>> Start Material

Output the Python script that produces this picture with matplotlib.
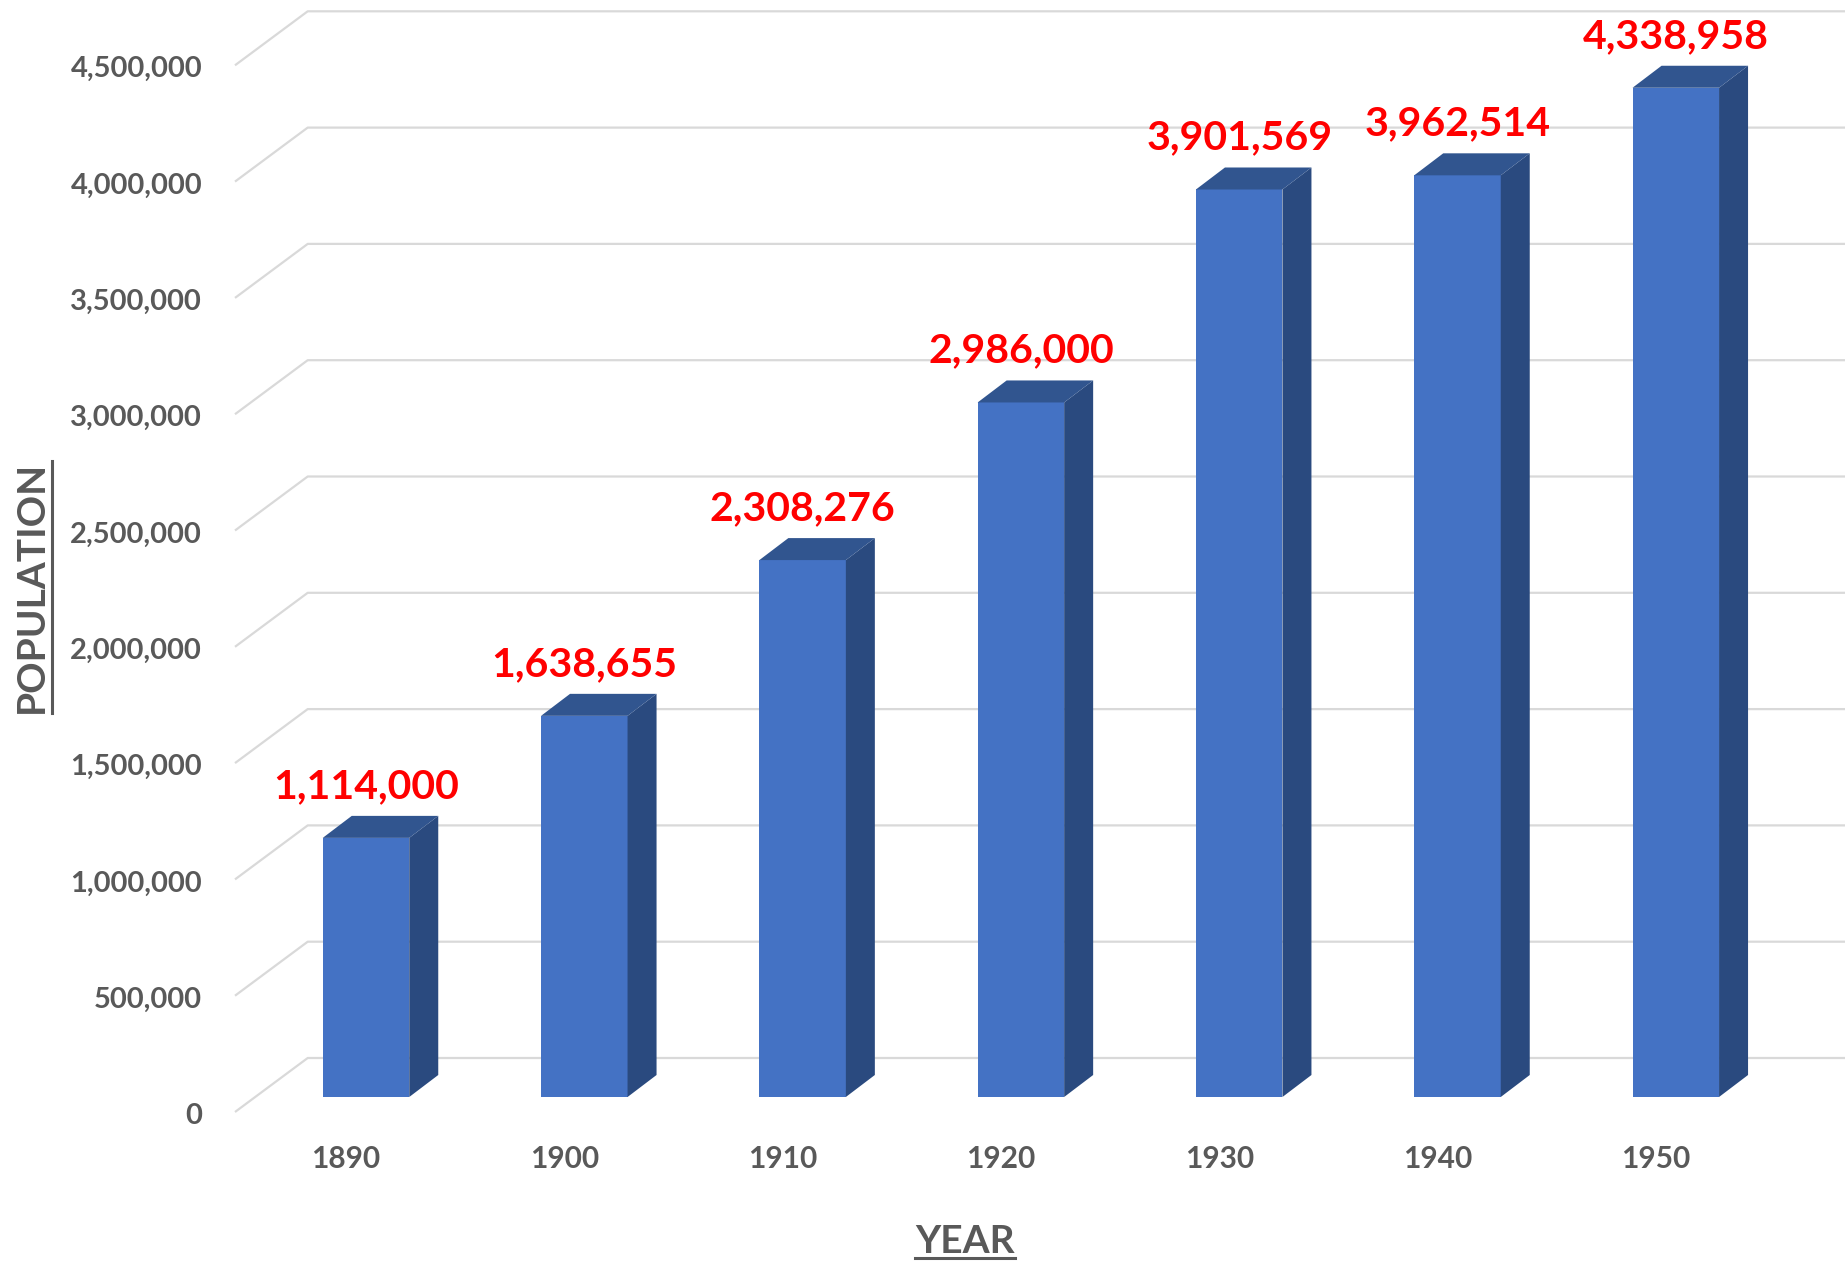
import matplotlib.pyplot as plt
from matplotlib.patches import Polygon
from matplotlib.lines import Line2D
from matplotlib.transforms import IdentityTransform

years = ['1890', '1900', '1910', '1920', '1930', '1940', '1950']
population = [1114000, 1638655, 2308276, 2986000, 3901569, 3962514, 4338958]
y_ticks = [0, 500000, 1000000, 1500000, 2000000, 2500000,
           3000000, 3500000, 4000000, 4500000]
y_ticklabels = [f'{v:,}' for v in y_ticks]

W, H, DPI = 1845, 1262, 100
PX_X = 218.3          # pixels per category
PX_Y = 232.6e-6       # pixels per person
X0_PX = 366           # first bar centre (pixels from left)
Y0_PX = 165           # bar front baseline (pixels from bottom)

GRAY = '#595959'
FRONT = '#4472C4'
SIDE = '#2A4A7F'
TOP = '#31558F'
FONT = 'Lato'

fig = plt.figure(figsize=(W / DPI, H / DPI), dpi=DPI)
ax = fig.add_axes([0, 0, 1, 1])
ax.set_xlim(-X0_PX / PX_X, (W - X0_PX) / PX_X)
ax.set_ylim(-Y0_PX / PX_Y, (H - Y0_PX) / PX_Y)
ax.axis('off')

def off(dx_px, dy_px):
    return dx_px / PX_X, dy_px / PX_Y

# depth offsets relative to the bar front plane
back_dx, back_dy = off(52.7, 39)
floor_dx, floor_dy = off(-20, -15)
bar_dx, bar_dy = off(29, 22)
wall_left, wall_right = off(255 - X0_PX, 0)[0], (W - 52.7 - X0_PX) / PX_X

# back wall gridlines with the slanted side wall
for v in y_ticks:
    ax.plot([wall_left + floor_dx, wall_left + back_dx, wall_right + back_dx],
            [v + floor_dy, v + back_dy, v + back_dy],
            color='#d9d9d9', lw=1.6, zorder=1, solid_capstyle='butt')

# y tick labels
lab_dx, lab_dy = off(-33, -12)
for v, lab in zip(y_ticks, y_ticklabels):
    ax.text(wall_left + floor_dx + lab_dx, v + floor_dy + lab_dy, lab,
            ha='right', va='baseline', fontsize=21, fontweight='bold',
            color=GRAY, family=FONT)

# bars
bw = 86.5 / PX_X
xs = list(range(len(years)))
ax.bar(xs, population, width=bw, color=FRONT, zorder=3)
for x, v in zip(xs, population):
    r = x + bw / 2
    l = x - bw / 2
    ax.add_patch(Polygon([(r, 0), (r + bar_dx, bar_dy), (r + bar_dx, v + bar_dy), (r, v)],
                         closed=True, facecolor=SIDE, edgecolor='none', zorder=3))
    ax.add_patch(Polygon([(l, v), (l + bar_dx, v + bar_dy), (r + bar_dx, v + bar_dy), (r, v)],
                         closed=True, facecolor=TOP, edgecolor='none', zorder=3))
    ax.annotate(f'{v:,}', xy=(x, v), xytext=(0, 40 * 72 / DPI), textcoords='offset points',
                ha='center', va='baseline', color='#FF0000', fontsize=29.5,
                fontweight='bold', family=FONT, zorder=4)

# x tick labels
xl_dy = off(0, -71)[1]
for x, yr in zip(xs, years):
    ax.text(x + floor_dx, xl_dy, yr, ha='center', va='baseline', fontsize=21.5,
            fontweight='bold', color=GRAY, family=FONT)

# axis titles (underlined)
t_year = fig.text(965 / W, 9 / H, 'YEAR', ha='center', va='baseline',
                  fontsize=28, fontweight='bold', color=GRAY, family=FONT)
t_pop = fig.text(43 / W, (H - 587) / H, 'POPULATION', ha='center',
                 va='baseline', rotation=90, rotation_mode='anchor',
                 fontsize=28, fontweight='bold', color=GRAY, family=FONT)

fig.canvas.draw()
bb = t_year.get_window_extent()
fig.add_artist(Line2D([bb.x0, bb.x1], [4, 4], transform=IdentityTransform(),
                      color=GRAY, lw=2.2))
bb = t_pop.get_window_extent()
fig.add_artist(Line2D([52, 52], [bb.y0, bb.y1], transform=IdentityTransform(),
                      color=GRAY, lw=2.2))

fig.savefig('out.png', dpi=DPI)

>> End Material

(Task brief): Quote the material in full and exactly; do not carry over its pictures.

(Result of this task):
Output the Python script that produces this picture with matplotlib.
import matplotlib.pyplot as plt
from matplotlib.patches import Polygon
from matplotlib.lines import Line2D
from matplotlib.transforms import IdentityTransform

years = ['1890', '1900', '1910', '1920', '1930', '1940', '1950']
population = [1114000, 1638655, 2308276, 2986000, 3901569, 3962514, 4338958]
y_ticks = [0, 500000, 1000000, 1500000, 2000000, 2500000,
           3000000, 3500000, 4000000, 4500000]
y_ticklabels = [f'{v:,}' for v in y_ticks]

W, H, DPI = 1845, 1262, 100
PX_X = 218.3          # pixels per category
PX_Y = 232.6e-6       # pixels per person
X0_PX = 366           # first bar centre (pixels from left)
Y0_PX = 165           # bar front baseline (pixels from bottom)

GRAY = '#595959'
FRONT = '#4472C4'
SIDE = '#2A4A7F'
TOP = '#31558F'
FONT = 'Lato'

fig = plt.figure(figsize=(W / DPI, H / DPI), dpi=DPI)
ax = fig.add_axes([0, 0, 1, 1])
ax.set_xlim(-X0_PX / PX_X, (W - X0_PX) / PX_X)
ax.set_ylim(-Y0_PX / PX_Y, (H - Y0_PX) / PX_Y)
ax.axis('off')

def off(dx_px, dy_px):
    return dx_px / PX_X, dy_px / PX_Y

# depth offsets relative to the bar front plane
back_dx, back_dy = off(52.7, 39)
floor_dx, floor_dy = off(-20, -15)
bar_dx, bar_dy = off(29, 22)
wall_left, wall_right = off(255 - X0_PX, 0)[0], (W - 52.7 - X0_PX) / PX_X

# back wall gridlines with the slanted side wall
for v in y_ticks:
    ax.plot([wall_left + floor_dx, wall_left + back_dx, wall_right + back_dx],
            [v + floor_dy, v + back_dy, v + back_dy],
            color='#d9d9d9', lw=1.6, zorder=1, solid_capstyle='butt')

# y tick labels
lab_dx, lab_dy = off(-33, -12)
for v, lab in zip(y_ticks, y_ticklabels):
    ax.text(wall_left + floor_dx + lab_dx, v + floor_dy + lab_dy, lab,
            ha='right', va='baseline', fontsize=21, fontweight='bold',
            color=GRAY, family=FONT)

# bars
bw = 86.5 / PX_X
xs = list(range(len(years)))
ax.bar(xs, population, width=bw, color=FRONT, zorder=3)
for x, v in zip(xs, population):
    r = x + bw / 2
    l = x - bw / 2
    ax.add_patch(Polygon([(r, 0), (r + bar_dx, bar_dy), (r + bar_dx, v + bar_dy), (r, v)],
                         closed=True, facecolor=SIDE, edgecolor='none', zorder=3))
    ax.add_patch(Polygon([(l, v), (l + bar_dx, v + bar_dy), (r + bar_dx, v + bar_dy), (r, v)],
                         closed=True, facecolor=TOP, edgecolor='none', zorder=3))
    ax.annotate(f'{v:,}', xy=(x, v), xytext=(0, 40 * 72 / DPI), textcoords='offset points',
                ha='center', va='baseline', color='#FF0000', fontsize=29.5,
                fontweight='bold', family=FONT, zorder=4)

# x tick labels
xl_dy = off(0, -71)[1]
for x, yr in zip(xs, years):
    ax.text(x + floor_dx, xl_dy, yr, ha='center', va='baseline', fontsize=21.5,
            fontweight='bold', color=GRAY, family=FONT)

# axis titles (underlined)
t_year = fig.text(965 / W, 9 / H, 'YEAR', ha='center', va='baseline',
                  fontsize=28, fontweight='bold', color=GRAY, family=FONT)
t_pop = fig.text(43 / W, (H - 587) / H, 'POPULATION', ha='center',
                 va='baseline', rotation=90, rotation_mode='anchor',
                 fontsize=28, fontweight='bold', color=GRAY, family=FONT)

fig.canvas.draw()
bb = t_year.get_window_extent()
fig.add_artist(Line2D([bb.x0, bb.x1], [4, 4], transform=IdentityTransform(),
                      color=GRAY, lw=2.2))
bb = t_pop.get_window_extent()
fig.add_artist(Line2D([52, 52], [bb.y0, bb.y1], transform=IdentityTransform(),
                      color=GRAY, lw=2.2))

fig.savefig('out.png', dpi=DPI)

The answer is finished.